The potential for therapy for Wilson disease (WD) emphasizes the importance of presymptomatic diagnosis in families with WD (WD families).
To investigate the feasibility of presymptomatic DNA diagnosis and evaluate the efficacy of zinc sulfate therapy in WD families.
Seventy-eight clinically unaffected siblings were studied from 51 unrelated WD families that were ascertained by affected individuals. The diagnosis in presymptomatic patients was established by a combination of direct mutational analysis and haplotype analysis with 3 short tandem repeat markers. The presymptomatic patients were treated with 50 mg of elemental zinc sulfate twice a day from the time of molecular diagnosis and followed up for 3 to 5 years.
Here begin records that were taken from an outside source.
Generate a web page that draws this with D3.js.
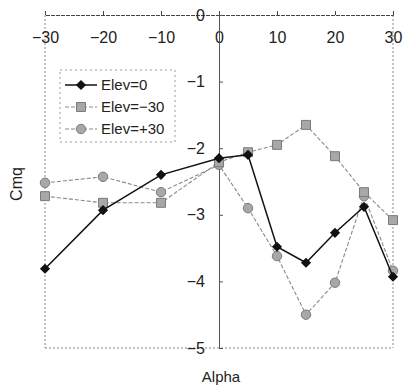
<!DOCTYPE html>
<html lang="en">
  <head>
    <meta charset="utf-8">
    <title>Cmq vs Alpha</title>
    <script src="https://d3js.org/d3.v7.js"></script>
    <style>
      body { margin: 0; background: #fff; }
      text { font-family: "Liberation Sans", Arial, sans-serif; fill: #222; }
    </style>
  </head>
  <body>
    <script>

  // width and height
  var w = 403;
  var h = 385;

  // data
  var alpha = [-30, -20, -10, 0, 5, 10, 15, 20, 25, 30];
  var elev0 = [-3.81, -2.93, -2.40, -2.15, -2.10, -3.48, -3.72, -3.27, -2.88, -3.93];
  var elevMinus30 = [-2.72, -2.82, -2.82, -2.21, -2.06, -1.95, -1.65, -2.12, -2.66, -3.08];
  var elevPlus30 = [-2.52, -2.43, -2.66, -2.25, -2.90, -3.62, -4.50, -4.02, -2.72, -3.84];
  var seriesNames = ["Elev=0", "Elev=\u221230", "Elev=+30"];
  var xTicks = [-30, -20, -10, 0, 10, 20, 30];
  var yTicks = [0, -1, -2, -3, -4, -5];

  var series = [
    { name: seriesNames[0], values: elev0, color: "#111", marker: "diamond", dash: null },
    { name: seriesNames[1], values: elevMinus30, color: "#8a8a8a", marker: "square", dash: "4,2" },
    { name: seriesNames[2], values: elevPlus30, color: "#8a8a8a", marker: "circle", dash: "4,2" }
  ];

  // scales
  var xScale = d3.scaleLinear().domain([-30, 30]).range([45, 393]);
  var yScale = d3.scaleLinear().domain([0, -5]).range([15, 348]);

  var fmt = d => d < 0 ? "\u2212" + Math.abs(d) : String(d);

  var svg = d3.select("body")
    .append("svg")
    .attr("width", w)
    .attr("height", h);

  // dashed frame (left, right, bottom)
  var frame = svg.append("g")
    .attr("fill", "none")
    .attr("stroke", "#888")
    .attr("stroke-width", 1)
    .attr("stroke-dasharray", "2,2");
  frame.append("line")
    .attr("x1", xScale(-30)).attr("x2", xScale(-30))
    .attr("y1", yScale(0)).attr("y2", yScale(-5));
  frame.append("line")
    .attr("x1", xScale(30)).attr("x2", xScale(30))
    .attr("y1", yScale(0)).attr("y2", yScale(-5));
  frame.append("line")
    .attr("x1", xScale(-30)).attr("x2", xScale(30))
    .attr("y1", yScale(-5)).attr("y2", yScale(-5));

  // x axis along y = 0
  var xAxis = svg.append("g")
    .attr("transform", "translate(0," + yScale(0) + ")")
    .call(d3.axisBottom(xScale).tickValues(xTicks).tickFormat(fmt).tickSize(-4).tickPadding(17));
  xAxis.select(".domain").attr("stroke", "#444").attr("stroke-dasharray", "4,1");
  xAxis.selectAll("line").attr("stroke", "#444");
  xAxis.selectAll("text").style("font-size", "16px").attr("fill", "#222");

  // y axis along alpha = 0
  var yAxis = svg.append("g")
    .attr("transform", "translate(" + xScale(0) + ",0)")
    .call(d3.axisLeft(yScale).tickValues(yTicks).tickFormat(fmt).tickSize(-4).tickPadding(14));
  yAxis.select(".domain").attr("stroke", "#555");
  yAxis.selectAll("line").attr("stroke", "#555");
  yAxis.selectAll("text").style("font-size", "16px").attr("fill", "#222");

  // axis titles
  svg.append("text")
    .attr("x", 221)
    .attr("y", 382)
    .attr("text-anchor", "middle")
    .style("font-size", "15px")
    .text("Alpha");

  svg.append("text")
    .attr("transform", "translate(22,184) rotate(-90)")
    .attr("text-anchor", "middle")
    .style("font-size", "16px")
    .text("Cmq");

  var line = d3.line()
    .x((d, i) => xScale(alpha[i]))
    .y(d => yScale(d));

  function drawMarker(g, type, color) {
    if (type === "diamond") {
      g.append("path")
        .attr("d", d3.symbol(d3.symbolSquare, 52)())
        .attr("transform", "rotate(45)")
        .attr("fill", color);
    } else if (type === "square") {
      g.append("path")
        .attr("d", d3.symbol(d3.symbolSquare, 80)())
        .attr("fill", "#a8a8a8")
        .attr("stroke", "#7a7a7a")
        .attr("stroke-width", 1);
    } else {
      g.append("path")
        .attr("d", d3.symbol(d3.symbolCircle, 70)())
        .attr("fill", "#a8a8a8")
        .attr("stroke", "#7a7a7a")
        .attr("stroke-width", 1);
    }
  }

  // draw gray series first, black on top
  [series[2], series[1], series[0]].forEach(function (s) {
    var g = svg.append("g");
    g.append("path")
      .datum(s.values)
      .attr("d", line)
      .attr("fill", "none")
      .attr("stroke", s.color)
      .attr("stroke-width", s.dash ? 1.1 : 1.5)
      .attr("stroke-dasharray", s.dash);
    g.selectAll("g.pt")
      .data(s.values)
      .enter()
      .append("g")
      .attr("class", "pt")
      .attr("transform", (d, i) => "translate(" + xScale(alpha[i]) + "," + yScale(d) + ")")
      .each(function () { drawMarker(d3.select(this), s.marker, s.color); });
  });

  // legend
  var legend = svg.append("g");
  legend.append("rect")
    .attr("x", 60).attr("y", 70)
    .attr("width", 115).attr("height", 72)
    .attr("fill", "#fff")
    .attr("stroke", "#999")
    .attr("stroke-dasharray", "2,3");

  var items = legend.selectAll("g.item")
    .data(series)
    .enter()
    .append("g")
    .attr("class", "item")
    .attr("transform", (d, i) => "translate(0," + (85 + i * 22) + ")");

  items.append("line")
    .attr("x1", 65).attr("x2", 97)
    .attr("stroke", d => d.color)
    .attr("stroke-width", d => d.dash ? 1.1 : 1.5)
    .attr("stroke-dasharray", d => d.dash);

  items.append("g")
    .attr("transform", "translate(81,0)")
    .each(function (d) { drawMarker(d3.select(this), d.marker, d.color); });

  items.append("text")
    .attr("x", 101)
    .attr("dy", "0.36em")
    .style("font-size", "15px")
    .text(d => d.name);

    </script>
  </body>
</html>
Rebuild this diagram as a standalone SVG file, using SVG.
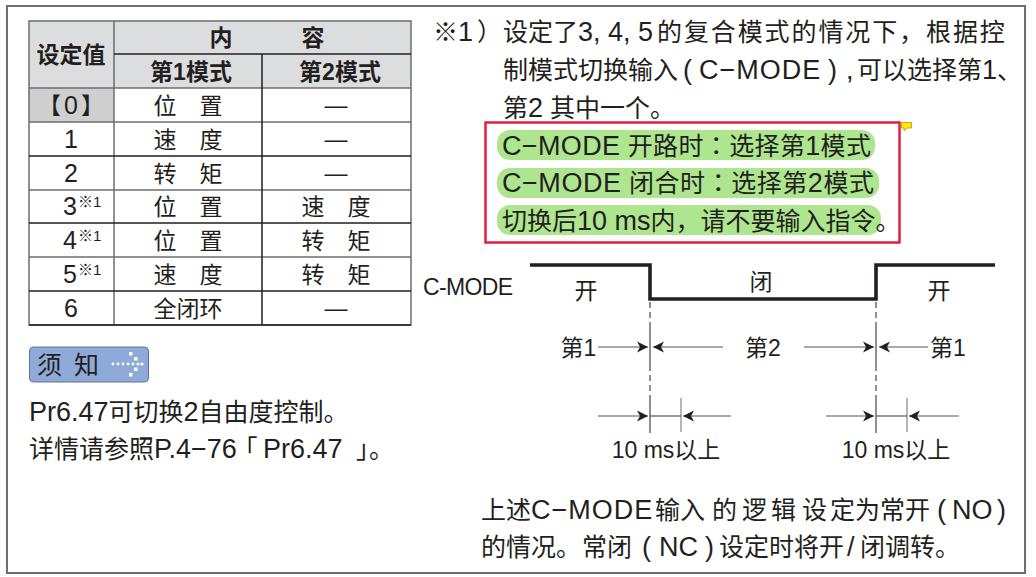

Of the 78 siblings, 17 were diagnosed as presymptomatic patients. Kayser-Fleischer rings were absent in 7 and faint in 4 of the 17 presymptomatic patients. The serum ceruloplasmin values gradually increased and 24-hour urinary copper values gradually diminished during zinc therapy, which indicate effective control of copper metabolism. None of the siblings developed clinical symptoms of WD or adverse effects from zinc therapy.
We conclude that presymptomatic DNA diagnosis and zinc therapy are effective treatment of patients with WD.